The USCHO’s Todd Milewski touched on this very subject in his article yesterday, referring appropriately to Ferris and Union as neophytes. Minnesota and Boston College are veterans of the stage and their traditions date back generations – BC actually participated in the original Frozen Four back in 1948.

Milewski’s article spoke to the experience level both Minnesota and BC have in the NCAA’s:

“Boston College is a Frozen Four original: It was part of the first event in 1948 along with Michigan, Colorado College and Dartmouth.

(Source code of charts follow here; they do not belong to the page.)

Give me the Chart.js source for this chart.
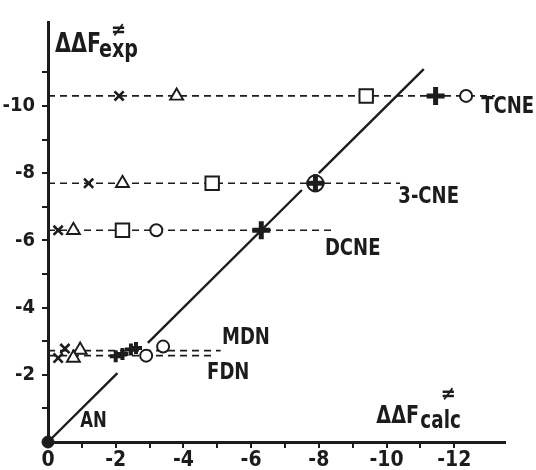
<!DOCTYPE html>
<html>
<head>
<meta charset="utf-8">
<script src="https://cdn.jsdelivr.net/npm/chart.js@4/dist/chart.umd.min.js"></script>
<style>
  html, body { margin: 0; padding: 0; background: #fff; }
  #wrap { width: 536px; height: 470px; }
</style>
</head>
<body>
<div id="wrap"><canvas id="chart" width="536" height="470"></canvas></div>
<script>
// Rows (acceptor molecules) and the level of their dashed line
const rowNames = ['TCNE', '3-CNE', 'DCNE', 'MDN', 'FDN'];
const rowExp = [-10.3, -7.7, -6.3, -2.72, -2.57];
const rowLineEnd = [-13.2, -10.4, -8.4, -5.1, -4.9];

// Calculated values per method (x = calc, y = exp)
const crossPts = [[-2.1, -10.3], [-1.2, -7.7], [-0.3, -6.3], [-0.5, -2.78], [-0.3, -2.5]];
const trianglePts = [[-3.8, -10.3], [-2.2, -7.7], [-0.75, -6.3], [-0.95, -2.74], [-0.75, -2.5]];
const squarePts = [[-9.4, -10.3], [-4.85, -7.7], [-2.2, -6.3]];
const circlePts = [[-12.35, -10.3], [-3.2, -6.3], [-3.4, -2.84], [-2.9, -2.57]];
const plusPts = [[-11.45, -10.3], [-7.9, -7.7], [-6.3, -6.3]];
const plusClusterPts = [[-2.0, -2.55], [-2.2, -2.62], [-2.45, -2.75], [-2.6, -2.8]];
const ringPts = [[-7.9, -7.7]];
const originPt = [[0, 0]];

// Diagonal y = x, broken where it passes markers
const diagBreaks = [0, -2.05, -2.95, -7.5, -8.0, -11.1];

// Axis ticks
const xTickLabels = [0, -2, -4, -6, -8, -10, -12];
const yTickLabels = [-2, -4, -6, -8, -10];

// Text labels next to rows (data coordinates)
const labelX = [-12.8, -10.35, -8.18, -5.14, -4.7];
const labelY = [-9.97, -7.28, -5.73, -3.1, -2.06];

const INK = '#1c1c1c';
const FONT = '"DejaVu Sans Condensed", "DejaVu Sans", sans-serif';

const toXY = arr => arr.map(([x, y]) => ({ x, y }));

const datasets = [];

// Dashed guide lines for each row
rowNames.forEach((name, i) => {
    datasets.push({
        label: name,
        data: [{ x: 0, y: rowExp[i] }, { x: rowLineEnd[i], y: rowExp[i] }],
        showLine: true,
        borderColor: INK,
        borderWidth: 1.6,
        borderDash: [7, 5],
        pointRadius: 0,
        order: 10
    });
});

// Diagonal segments
for (let i = 0; i < diagBreaks.length; i += 2) {
    datasets.push({
        label: 'diag',
        data: [{ x: diagBreaks[i], y: diagBreaks[i] }, { x: diagBreaks[i + 1], y: diagBreaks[i + 1] }],
        showLine: true,
        borderColor: INK,
        borderWidth: 2.4,
        pointRadius: 0,
        order: 9
    });
}

function marks(data, style, radius, width, fill, order) {
    return {
        data: toXY(data),
        showLine: false,
        pointStyle: style,
        pointRadius: radius,
        pointHoverRadius: radius,
        pointBorderWidth: width,
        pointBorderColor: INK,
        pointBackgroundColor: fill,
        order: order
    };
}

datasets.push(marks(crossPts, 'crossRot', 6.5, 2.6, '#fff', 3));
datasets.push(marks(trianglePts, 'triangle', 7.5, 1.9, '#fff', 3));
datasets.push(marks(squarePts, 'rect', 9.5, 2, '#fff', 3));
datasets.push(marks(circlePts, 'circle', 6, 2, '#fff', 3));
datasets.push(marks(ringPts, 'circle', 8, 2, '#fff', 2));
datasets.push(marks(plusPts, 'cross', 9, 5, INK, 1));
datasets.push(marks(plusClusterPts, 'cross', 6, 4, INK, 1));
datasets.push(marks(originPt, 'circle', 6, 1, INK, 1));

// narrow hand-lettered look: squeeze the text horizontally
function narrowText(ctx, text, px, py, size, sx) {
    ctx.save();
    ctx.font = 'bold ' + size + 'px ' + FONT;
    ctx.translate(px, py);
    ctx.scale(sx, 1);
    ctx.fillText(text, 0, 0);
    ctx.restore();
}

const textPlugin = {
    id: 'texts',
    afterDatasetsDraw(chart) {
        const { ctx, scales: { x, y } } = chart;
        ctx.save();
        ctx.fillStyle = INK;
        ctx.textAlign = 'left';
        ctx.textBaseline = 'middle';
        rowNames.forEach((t, i) => {
            narrowText(ctx, t, x.getPixelForValue(labelX[i]), y.getPixelForValue(labelY[i]), 23, 0.87);
        });
        narrowText(ctx, 'AN', x.getPixelForValue(-0.95), y.getPixelForValue(-0.6), 21, 0.87);

        // y axis title
        ctx.textBaseline = 'alphabetic';
        narrowText(ctx, 'ΔΔF', x.left + 7, y.top + 30, 27, 0.85);
        narrowText(ctx, 'exp', x.left + 51, y.top + 35, 25, 0.85);
        narrowText(ctx, '≠', x.left + 63, y.top + 14, 20, 1);

        // x axis title
        narrowText(ctx, 'ΔΔF', x.getPixelForValue(-9.7), y.bottom - 19, 25, 0.85);
        narrowText(ctx, 'calc', x.getPixelForValue(-11.0), y.bottom - 14, 24, 0.85);
        narrowText(ctx, '≠', x.getPixelForValue(-11.6), y.bottom - 42, 20, 1);
        ctx.restore();
    }
};

const axisCommon = {
    type: 'linear',
    reverse: true,
    border: { display: true, color: INK, width: 3 },
    grid: { drawOnChartArea: false, drawTicks: true, tickLength: 6, color: INK, lineWidth: 2 },
    afterBuildTicks: axis => {
        axis.ticks = axis.ticks.filter(t => Number.isInteger(t.value));
    }
};

new Chart(document.getElementById('chart'), {
    type: 'scatter',
    data: { datasets },
    options: {
        responsive: false,
        animation: false,
        clip: false,
        layout: { padding: { top: 22, right: 31, left: 0, bottom: 0 } },
        plugins: { legend: { display: false }, tooltip: { enabled: false } },
        scales: {
            x: {
                ...axisCommon,
                min: -13.5,
                max: 0,
                ticks: {
                    stepSize: 1,
                    autoSkip: false,
                    maxRotation: 0,
                    padding: 0,
                    color: INK,
                    font: { family: FONT, size: 21, weight: 'bold' },
                    callback: v => xTickLabels.includes(v) ? String(v) : ''
                },
                afterFit: s => { s.height = 28; }
            },
            y: {
                ...axisCommon,
                min: -12.5,
                max: 0,
                ticks: {
                    stepSize: 1,
                    autoSkip: false,
                    padding: 7,
                    color: INK,
                    font: { family: FONT, size: 20, weight: 'bold' },
                    callback: v => yTickLabels.includes(v) ? String(v) : ''
                },
                afterFit: s => { s.width = 48; }
            }
        }
    },
    plugins: [textPlugin]
});
</script>
</body>
</html>
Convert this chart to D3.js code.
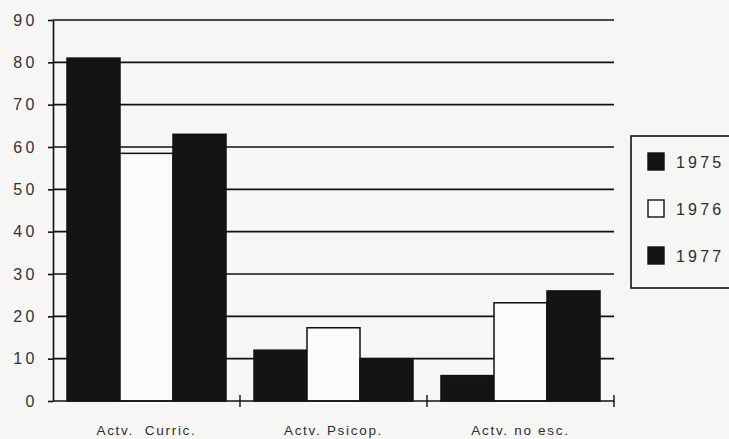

This is its 23rd trip to the national semifinals — second all-time to Michigan’s 24 — and fifth in the last seven seasons.”

“Minnesota is making its 20th Frozen Four appearance, with five NCAA championship banners (1974, 1976, 1979, 2002, 2003) in the Mariucci Arena rafters.”

Minnesota won the first ever matchup between the two schools, 14-1, but BC holds the current bragging rights having beaten Minnesota in the 2008 Northeast Regional, 5-2, in BC’s home away from home, the DCU Center in Wuuustahhh. BC is making its 10th appearance in the Frozen Four since 1997-1998 and will be looking to add some hardware to the already superfluous supply in the Conte Forum display. Boston College is 43-38 all-time in the NCAA Tournament and 30-9 in the tournament under head coach Jerry York.

One final note, man was I wrong about Parker Milner – did not think he was a top notch tender (it’s in writing folks). I wrote my NCAA Tournament preview how I thought BC’s strong defensive corps would be so stout in front of Parker Milner, that he would only be relied on for key saves. Milner did more than just make routine, timely saves over the weekend; a number of his saves were of the stellar variety. Milner seems so poised and confident and is rarely out of place; his focus on, not the first, but second save is what has been most impressive. This is a scary ingredient for both Minnesota and whatever sacrificial lamb makes its way out of the Union/Ferris game.